### SET PROBLEM
Copy out every line exactly, passing over the pictures.

-=-=-

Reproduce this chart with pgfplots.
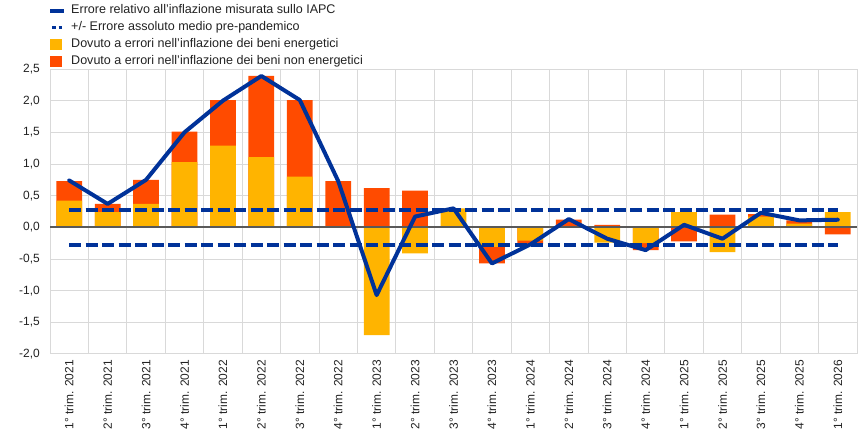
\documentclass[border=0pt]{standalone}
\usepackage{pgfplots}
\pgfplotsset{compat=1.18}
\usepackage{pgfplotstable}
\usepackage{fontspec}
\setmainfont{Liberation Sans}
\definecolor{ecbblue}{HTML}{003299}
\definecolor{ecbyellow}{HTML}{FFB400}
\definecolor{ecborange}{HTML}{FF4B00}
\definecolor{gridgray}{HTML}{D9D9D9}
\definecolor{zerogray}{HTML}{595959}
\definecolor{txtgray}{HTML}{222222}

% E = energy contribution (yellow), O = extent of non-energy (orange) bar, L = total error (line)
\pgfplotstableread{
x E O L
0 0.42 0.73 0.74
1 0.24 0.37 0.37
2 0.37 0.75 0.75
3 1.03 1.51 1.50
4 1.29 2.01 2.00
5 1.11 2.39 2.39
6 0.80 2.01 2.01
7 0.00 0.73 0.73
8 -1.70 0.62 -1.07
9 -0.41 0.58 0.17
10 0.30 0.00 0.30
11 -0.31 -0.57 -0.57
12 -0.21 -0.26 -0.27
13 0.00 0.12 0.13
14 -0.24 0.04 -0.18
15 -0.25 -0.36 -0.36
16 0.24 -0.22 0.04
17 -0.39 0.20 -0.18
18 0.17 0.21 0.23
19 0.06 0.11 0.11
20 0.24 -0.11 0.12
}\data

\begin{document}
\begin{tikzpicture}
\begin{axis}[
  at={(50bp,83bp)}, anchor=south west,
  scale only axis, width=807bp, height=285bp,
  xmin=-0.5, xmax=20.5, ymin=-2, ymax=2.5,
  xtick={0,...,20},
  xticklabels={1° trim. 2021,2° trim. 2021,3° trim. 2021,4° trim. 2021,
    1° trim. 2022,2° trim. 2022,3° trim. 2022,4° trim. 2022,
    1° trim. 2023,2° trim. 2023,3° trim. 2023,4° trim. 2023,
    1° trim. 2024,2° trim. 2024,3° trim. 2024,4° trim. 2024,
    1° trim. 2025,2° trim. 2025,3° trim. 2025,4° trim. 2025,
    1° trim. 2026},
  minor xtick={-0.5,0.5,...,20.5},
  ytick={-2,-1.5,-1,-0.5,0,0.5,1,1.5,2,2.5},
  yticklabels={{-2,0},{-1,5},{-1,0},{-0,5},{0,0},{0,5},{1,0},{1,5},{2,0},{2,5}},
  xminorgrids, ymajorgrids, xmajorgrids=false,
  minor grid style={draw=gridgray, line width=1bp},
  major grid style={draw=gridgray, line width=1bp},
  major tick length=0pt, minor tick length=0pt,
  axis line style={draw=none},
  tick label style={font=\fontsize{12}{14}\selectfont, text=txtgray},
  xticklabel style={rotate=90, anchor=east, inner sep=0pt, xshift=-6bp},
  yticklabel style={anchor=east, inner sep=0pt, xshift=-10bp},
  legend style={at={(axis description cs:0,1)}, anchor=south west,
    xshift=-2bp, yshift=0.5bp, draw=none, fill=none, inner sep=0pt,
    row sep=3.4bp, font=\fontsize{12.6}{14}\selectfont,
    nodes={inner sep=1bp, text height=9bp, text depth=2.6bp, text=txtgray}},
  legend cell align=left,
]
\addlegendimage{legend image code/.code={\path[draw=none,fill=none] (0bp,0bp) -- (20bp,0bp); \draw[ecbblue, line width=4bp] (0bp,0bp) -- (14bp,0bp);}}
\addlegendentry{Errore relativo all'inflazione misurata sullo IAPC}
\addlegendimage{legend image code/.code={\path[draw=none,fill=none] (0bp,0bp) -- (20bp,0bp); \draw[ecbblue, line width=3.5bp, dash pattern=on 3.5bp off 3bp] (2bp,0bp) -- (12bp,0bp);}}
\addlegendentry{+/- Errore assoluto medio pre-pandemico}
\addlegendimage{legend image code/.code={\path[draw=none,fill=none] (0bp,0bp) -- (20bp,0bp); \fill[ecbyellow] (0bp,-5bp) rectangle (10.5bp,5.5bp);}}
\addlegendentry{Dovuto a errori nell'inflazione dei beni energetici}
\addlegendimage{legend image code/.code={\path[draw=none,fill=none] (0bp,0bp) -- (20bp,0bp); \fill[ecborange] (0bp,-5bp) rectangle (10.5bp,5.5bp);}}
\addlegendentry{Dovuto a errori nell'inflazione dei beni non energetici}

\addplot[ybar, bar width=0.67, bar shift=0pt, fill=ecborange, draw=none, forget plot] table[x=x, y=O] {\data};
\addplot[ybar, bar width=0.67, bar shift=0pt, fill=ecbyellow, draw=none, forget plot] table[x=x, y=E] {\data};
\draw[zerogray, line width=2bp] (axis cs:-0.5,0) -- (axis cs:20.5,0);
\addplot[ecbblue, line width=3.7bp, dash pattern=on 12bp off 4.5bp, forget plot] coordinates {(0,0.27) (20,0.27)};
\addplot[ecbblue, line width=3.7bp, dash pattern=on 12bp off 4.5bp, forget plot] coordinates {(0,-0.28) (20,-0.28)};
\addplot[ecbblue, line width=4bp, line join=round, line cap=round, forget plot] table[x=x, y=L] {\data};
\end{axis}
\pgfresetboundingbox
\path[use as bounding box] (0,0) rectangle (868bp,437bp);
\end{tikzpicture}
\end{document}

-=-=-

### ANSWER FOR THIS EXERCISE
Reproduce this chart with pgfplots.
\documentclass[border=0pt]{standalone}
\usepackage{pgfplots}
\pgfplotsset{compat=1.18}
\usepackage{pgfplotstable}
\usepackage{fontspec}
\setmainfont{Liberation Sans}
\definecolor{ecbblue}{HTML}{003299}
\definecolor{ecbyellow}{HTML}{FFB400}
\definecolor{ecborange}{HTML}{FF4B00}
\definecolor{gridgray}{HTML}{D9D9D9}
\definecolor{zerogray}{HTML}{595959}
\definecolor{txtgray}{HTML}{222222}

% E = energy contribution (yellow), O = extent of non-energy (orange) bar, L = total error (line)
\pgfplotstableread{
x E O L
0 0.42 0.73 0.74
1 0.24 0.37 0.37
2 0.37 0.75 0.75
3 1.03 1.51 1.50
4 1.29 2.01 2.00
5 1.11 2.39 2.39
6 0.80 2.01 2.01
7 0.00 0.73 0.73
8 -1.70 0.62 -1.07
9 -0.41 0.58 0.17
10 0.30 0.00 0.30
11 -0.31 -0.57 -0.57
12 -0.21 -0.26 -0.27
13 0.00 0.12 0.13
14 -0.24 0.04 -0.18
15 -0.25 -0.36 -0.36
16 0.24 -0.22 0.04
17 -0.39 0.20 -0.18
18 0.17 0.21 0.23
19 0.06 0.11 0.11
20 0.24 -0.11 0.12
}\data

\begin{document}
\begin{tikzpicture}
\begin{axis}[
  at={(50bp,83bp)}, anchor=south west,
  scale only axis, width=807bp, height=285bp,
  xmin=-0.5, xmax=20.5, ymin=-2, ymax=2.5,
  xtick={0,...,20},
  xticklabels={1° trim. 2021,2° trim. 2021,3° trim. 2021,4° trim. 2021,
    1° trim. 2022,2° trim. 2022,3° trim. 2022,4° trim. 2022,
    1° trim. 2023,2° trim. 2023,3° trim. 2023,4° trim. 2023,
    1° trim. 2024,2° trim. 2024,3° trim. 2024,4° trim. 2024,
    1° trim. 2025,2° trim. 2025,3° trim. 2025,4° trim. 2025,
    1° trim. 2026},
  minor xtick={-0.5,0.5,...,20.5},
  ytick={-2,-1.5,-1,-0.5,0,0.5,1,1.5,2,2.5},
  yticklabels={{-2,0},{-1,5},{-1,0},{-0,5},{0,0},{0,5},{1,0},{1,5},{2,0},{2,5}},
  xminorgrids, ymajorgrids, xmajorgrids=false,
  minor grid style={draw=gridgray, line width=1bp},
  major grid style={draw=gridgray, line width=1bp},
  major tick length=0pt, minor tick length=0pt,
  axis line style={draw=none},
  tick label style={font=\fontsize{12}{14}\selectfont, text=txtgray},
  xticklabel style={rotate=90, anchor=east, inner sep=0pt, xshift=-6bp},
  yticklabel style={anchor=east, inner sep=0pt, xshift=-10bp},
  legend style={at={(axis description cs:0,1)}, anchor=south west,
    xshift=-2bp, yshift=0.5bp, draw=none, fill=none, inner sep=0pt,
    row sep=3.4bp, font=\fontsize{12.6}{14}\selectfont,
    nodes={inner sep=1bp, text height=9bp, text depth=2.6bp, text=txtgray}},
  legend cell align=left,
]
\addlegendimage{legend image code/.code={\path[draw=none,fill=none] (0bp,0bp) -- (20bp,0bp); \draw[ecbblue, line width=4bp] (0bp,0bp) -- (14bp,0bp);}}
\addlegendentry{Errore relativo all'inflazione misurata sullo IAPC}
\addlegendimage{legend image code/.code={\path[draw=none,fill=none] (0bp,0bp) -- (20bp,0bp); \draw[ecbblue, line width=3.5bp, dash pattern=on 3.5bp off 3bp] (2bp,0bp) -- (12bp,0bp);}}
\addlegendentry{+/- Errore assoluto medio pre-pandemico}
\addlegendimage{legend image code/.code={\path[draw=none,fill=none] (0bp,0bp) -- (20bp,0bp); \fill[ecbyellow] (0bp,-5bp) rectangle (10.5bp,5.5bp);}}
\addlegendentry{Dovuto a errori nell'inflazione dei beni energetici}
\addlegendimage{legend image code/.code={\path[draw=none,fill=none] (0bp,0bp) -- (20bp,0bp); \fill[ecborange] (0bp,-5bp) rectangle (10.5bp,5.5bp);}}
\addlegendentry{Dovuto a errori nell'inflazione dei beni non energetici}

\addplot[ybar, bar width=0.67, bar shift=0pt, fill=ecborange, draw=none, forget plot] table[x=x, y=O] {\data};
\addplot[ybar, bar width=0.67, bar shift=0pt, fill=ecbyellow, draw=none, forget plot] table[x=x, y=E] {\data};
\draw[zerogray, line width=2bp] (axis cs:-0.5,0) -- (axis cs:20.5,0);
\addplot[ecbblue, line width=3.7bp, dash pattern=on 12bp off 4.5bp, forget plot] coordinates {(0,0.27) (20,0.27)};
\addplot[ecbblue, line width=3.7bp, dash pattern=on 12bp off 4.5bp, forget plot] coordinates {(0,-0.28) (20,-0.28)};
\addplot[ecbblue, line width=4bp, line join=round, line cap=round, forget plot] table[x=x, y=L] {\data};
\end{axis}
\pgfresetboundingbox
\path[use as bounding box] (0,0) rectangle (868bp,437bp);
\end{tikzpicture}
\end{document}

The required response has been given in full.